§ WHAT IS ASKED: Repeat the material exactly from its first line to the line that includes "import pandas as pd". Skip pictures.

::::::::::

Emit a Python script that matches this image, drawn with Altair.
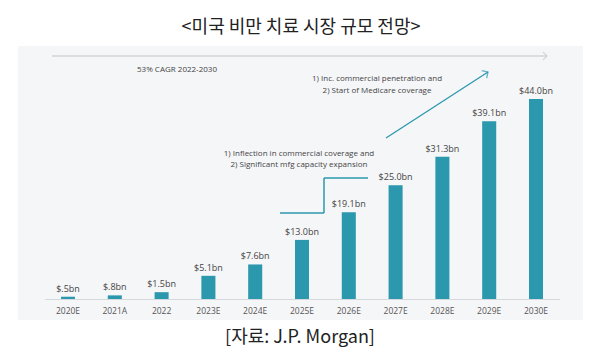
import altair as alt
import pandas as pd

categories = ["2020E", "2021A", "2022", "2023E", "2024E", "2025E",
              "2026E", "2027E", "2028E", "2029E", "2030E"]
values = [0.5, 0.8, 1.5, 5.1, 7.6, 13.0, 19.1, 25.0, 31.3, 39.1, 44.0]
value_labels = ["$.5bn", "$.8bn", "$1.5bn", "$5.1bn", "$7.6bn", "$13.0bn",
                "$19.1bn", "$25.0bn", "$31.3bn", "$39.1bn", "$44.0bn"]

title_text = "<미국 비만 치료 시장 규모 전망>"
source_text = "[자료: J.P. Morgan]"
cagr_text = "53% CAGR 2022-2030"
note_upper = ["1) Inc. commercial penetration and", "2) Start of Medicare coverage"]
note_lower = ["1) Inflection in commercial coverage and", "2) Significant mfg capacity expansion"]

df = pd.DataFrame({"year": categories, "value": values, "label": value_labels})
one = pd.DataFrame({"k": [0]})

TEAL = "#2b98ae"
SMALL_FONT = "Open Sans"
KR_FONT = "Noto Sans CJK KR"

xscale = alt.Scale(domain=categories, range=[26.6, 541.4], paddingInner=0.7, paddingOuter=0.35)
yscale = alt.Scale(domain=[0, 55.66], nice=False, zero=True)

panel = alt.Chart(one).mark_rect(color="#f5f6f8").encode(
    x=alt.value(0), x2=alt.value(565), y=alt.value(0), y2=alt.value(274)
)

bars = alt.Chart(df).mark_bar(color=TEAL).encode(
    x=alt.X("year:N", scale=xscale, sort=categories,
            axis=alt.Axis(title=None, labelAngle=0, ticks=False, labelPadding=7,
                          domainColor="#d5d8dc", labelColor="#555555", labelFontSize=8.5,
                          labelFont="Open Sans", zindex=1)),
    y=alt.Y("value:Q", scale=yscale, axis=None),
)

bar_labels = alt.Chart(df).mark_text(dy=-3, baseline="bottom", fontSize=9,
                                     color="#444444", font="Open Sans").encode(
    x=alt.X("year:N", scale=xscale, sort=categories),
    y=alt.Y("value:Q", scale=yscale),
    text="label:N",
)

# gray CAGR arrow
gray_line = alt.Chart(one).mark_rule(color="#d2d5da", strokeWidth=1.5).encode(
    x=alt.value(34), x2=alt.value(529), y=alt.value(10)
)
gray_head = alt.Chart(one).mark_point(shape="M-1,-1L0,0L-1,1", size=64, filled=False,
                                      color="#c8cbd0", strokeWidth=1.2).encode(
    x=alt.value(529), y=alt.value(10)
)

# teal step line
step1 = alt.Chart(one).mark_rule(color=TEAL, strokeWidth=1.5).encode(
    x=alt.value(262), x2=alt.value(306), y=alt.value(167))
step2 = alt.Chart(one).mark_rule(color=TEAL, strokeWidth=1.5).encode(
    x=alt.value(306), y=alt.value(132), y2=alt.value(167))
step3 = alt.Chart(one).mark_rule(color=TEAL, strokeWidth=1.5).encode(
    x=alt.value(306), x2=alt.value(350), y=alt.value(132))

# teal diagonal arrow
diag = alt.Chart(one).mark_rule(color=TEAL, strokeWidth=1.3).encode(
    x=alt.value(368), y=alt.value(92), x2=alt.value(470), y2=alt.value(26))
diag_head = alt.Chart(one).mark_point(shape="M-1,-1L0,0L-1,1", size=81, filled=False,
                                      color=TEAL, strokeWidth=1.3, angle=327).encode(
    x=alt.value(470), y=alt.value(26))

def txt(s, x, y, size=8, font=SMALL_FONT, color="#444444", baseline="middle"):
    return alt.Chart(one).mark_text(text=s, fontSize=size, font=font, color=color,
                                    baseline=baseline, align="center").encode(
        x=alt.value(x), y=alt.value(y))

texts = [
    txt(title_text, 283, -13, size=18, font=KR_FONT, color="#222222", baseline="alphabetic"),
    txt(source_text, 282, 292, size=18, font=KR_FONT, color="#222222"),
    txt(cagr_text, 159, 24),
    txt(note_upper[0], 359, 33),
    txt(note_upper[1], 359, 45),
    txt(note_lower[0], 281, 108),
    txt(note_lower[1], 281, 119),
]

chart = alt.layer(panel, gray_line, gray_head, step1, step2, step3, diag, diag_head,
                  bars, bar_labels, *texts).properties(
    width=565, height=253,
    autosize=alt.AutoSizeParams(type="none"),
    padding={"left": 10, "top": 38, "right": 22, "bottom": 57},
    background="white",
).configure_view(stroke=None)

chart.save("out.html", embed_options={"renderer": "svg", "actions": False})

::::::::::

§ SOLUTION FOR THIS EXERCISE:
Emit a Python script that matches this image, drawn with Altair.
import altair as alt
import pandas as pd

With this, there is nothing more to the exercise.